If you are a software developer or manager of a software development team, how many times have you heard something like “This is cool, we should do it!”? Whenever I hear that, I get nervous. Don’t get me wrong, cool stuff is, well, cool, but that doesn’t mean it is valuable to the customer. Remember the days of the big desktop applications throwing every feature possible into their applications? You still see it to some extent, but not to the level of Lotus vs. Microsoft in the late 80s and early 90s. When I was at Lotus, we had features that were specifically in there because they were cool and demoed well. Very few people would actually use them, but they were cool damn it! At that time, you could almost justify it, but I never bought all the wasted resources.
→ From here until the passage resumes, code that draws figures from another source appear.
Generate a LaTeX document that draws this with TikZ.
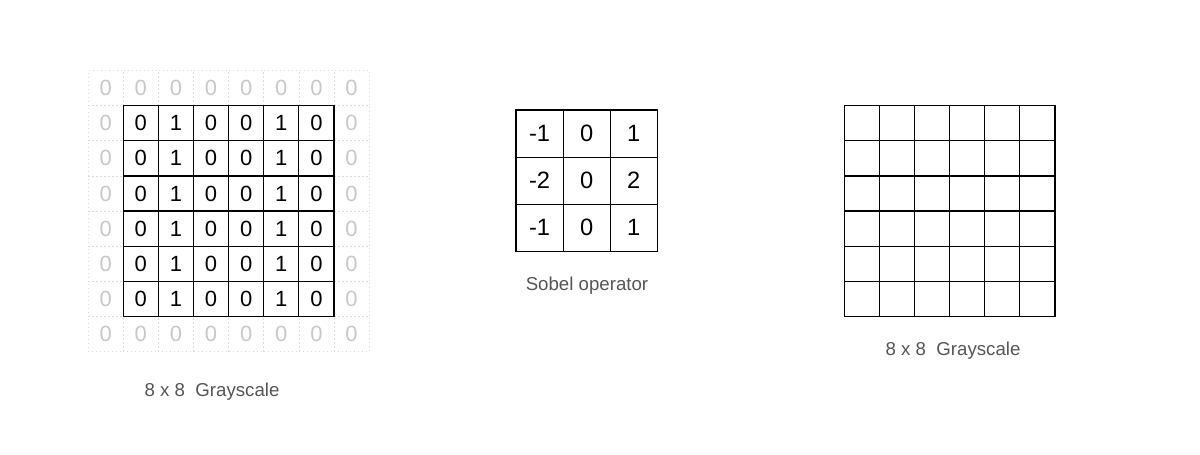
\documentclass[tikz,border=0pt]{standalone}
\usepackage{fontspec}
\setmainfont{Liberation Sans}
\definecolor{ghostgray}{HTML}{C8C8C8}
\definecolor{ghostline}{HTML}{DADADA}
\definecolor{capgray}{HTML}{555555}
\begin{document}
\begin{tikzpicture}[x=0.6pt,y=-0.6pt,
  incell/.style={draw=black, line width=0.7pt, minimum size=21.07pt, inner sep=0pt,
    font=\fontsize{13.2}{15}\selectfont, text=black},
  ghostcell/.style={draw=ghostline, dotted, line width=0.4pt, minimum size=21.07pt, inner sep=0pt,
    font=\fontsize{13.2}{15}\selectfont, text=ghostgray},
  sobcell/.style={draw=black, line width=0.7pt, minimum size=28.26pt, inner sep=0pt,
    font=\fontsize{14.2}{16}\selectfont, text=black},
  caption/.style={anchor=base, inner sep=0pt, font=\fontsize{11.2}{13}\selectfont, text=capgray}]
\useasboundingbox (0,0) rectangle (1200,454);
% ---- left padded input grid ----
\def\cs{35.12}
\foreach \i in {-1,...,6}{
  \foreach \j in {-1,...,6}{
    \pgfmathtruncatemacro{\inside}{(\i>=0)&&(\i<=5)&&(\j>=0)&&(\j<=5)}
    \ifnum\inside=0
      \node[ghostcell] (g\i\j) at ({123.3+\cs*(\i+0.5)},{105.7+\cs*(\j+0.5)}) {0};
    \fi
  }
}
\foreach \i/\v in {0/0,1/1,2/0,3/0,4/1,5/0}{
  \foreach \j in {0,...,5}{
    \node[incell] (a\i\j) at ({123.3+\cs*(\i+0.5)},{105.7+\cs*(\j+0.5)}) {\v};
  }
}
\node[caption] (lcap) at (212,396.5) {8 x 8\ \ Grayscale};
% ---- Sobel operator ----
\def\ss{47.1}
\foreach \i/\a/\b/\c in {0/-1/-2/-1,1/0/0/0,2/1/2/1}{
  \node[sobcell] (s\i0) at ({516+\ss*(\i+0.5)},{110+\ss*0.5}) {\a};
  \node[sobcell] (s\i1) at ({516+\ss*(\i+0.5)},{110+\ss*1.5}) {\b};
  \node[sobcell] (s\i2) at ({516+\ss*(\i+0.5)},{110+\ss*2.5}) {\c};
}
\node[caption] (scap) at (587,290.5) {Sobel operator};
% ---- right output grid ----
\foreach \i in {0,...,5}{
  \foreach \j in {0,...,5}{
    \node[incell] (b\i\j) at ({844.3+\cs*(\i+0.5)},{105.7+\cs*(\j+0.5)}) {};
  }
}
\node[caption] (rcap) at (953,355.7) {8 x 8\ \ Grayscale};
\end{tikzpicture}
\end{document}
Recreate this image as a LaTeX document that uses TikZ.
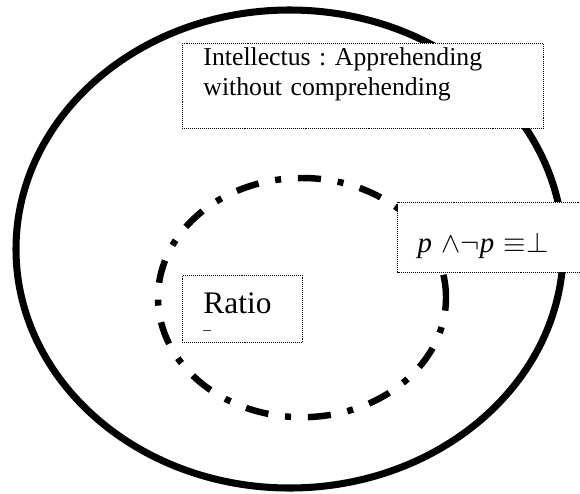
\RequirePackage{fix-cm}
\documentclass[tikz,border=0pt]{standalone}
\usepackage{fontspec}
\setmainfont{Liberation Serif}
\usepackage{tikz}

\begin{document}
\begin{tikzpicture}[ring/.style={line width=5pt},dashring/.style={line width=4.6pt,dash pattern=on 16.4pt off 12pt on 4.3pt off 12pt},box/.style={draw,fill=white,line width=0.7pt,dash pattern=on 0.7pt off 0.7pt,anchor=north west,inner ysep=0pt,align=left}]
\useasboundingbox (0,0) rectangle (14.5,-12.325);
\draw[ring] (7.24,-6.225) ellipse [x radius=6.84,y radius=5.975];
\draw[dashring] (7.55,-7.44) ellipse [x radius=3.6,y radius=2.99];
\node[box,inner xsep=0.525cm,text width=7.975cm,text height=0.55cm,text depth=1.575cm,font=\fontsize{18.3}{21.5}\selectfont\frenchspacing] (intel) at (4.55,-1.075) {Intellectus : Apprehending\\without comprehending};
\node[box,inner xsep=0.5cm,text width=5cm,text height=1.25cm,text depth=0.5cm,font=\fontsize{20.5}{24}\selectfont] (contra) at (9.925,-5.05) {\textit{p} ${\wedge}{\neg}$\textit{p} ${\equiv}{\bot}$};
\node[box,inner xsep=0.525cm,text width=1.95cm,text height=0.95cm,text depth=0.725cm,font=\fontsize{22.3}{26}\selectfont] (ratio) at (4.55,-6.875) {\rlap{\raisebox{-15pt}{\fontsize{11}{11}\selectfont --}}Ratio};
\end{tikzpicture}
\end{document}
With small companies and limited budgets, you have to concentrate on valuable. Customers demand it, and my budget can’t afford to build anything that isn’t valuable to the customer. Normally, I hate the term “good enough,” but it applies well to software. Software should be good enough, and no better. Anything else is wasting resources. I’m certainly not the first person to say this, but it works for me.
Now, there are are products and features that are both cool and functional – the iPod comes to mind. If you can find that, then you really win, but no matter what it is, it must be functional above all else.
So, next time you think up some cool feature, take a step back and look at it from the customer perspective. Does my customer really need that fancy Ajax drag & drop tool? Is this going to make my customer’s life easier? If the answer is no, then forget it and move on.
At one point in my career, I had a sign on my desk that read: “No. What part of this don’t you understand?” It was only half joking, but it got the point across that features and changes needed customer value before they got into the project. In the end, I will take functional over cool any day. Cool wears off, but functional usually keeps being functional.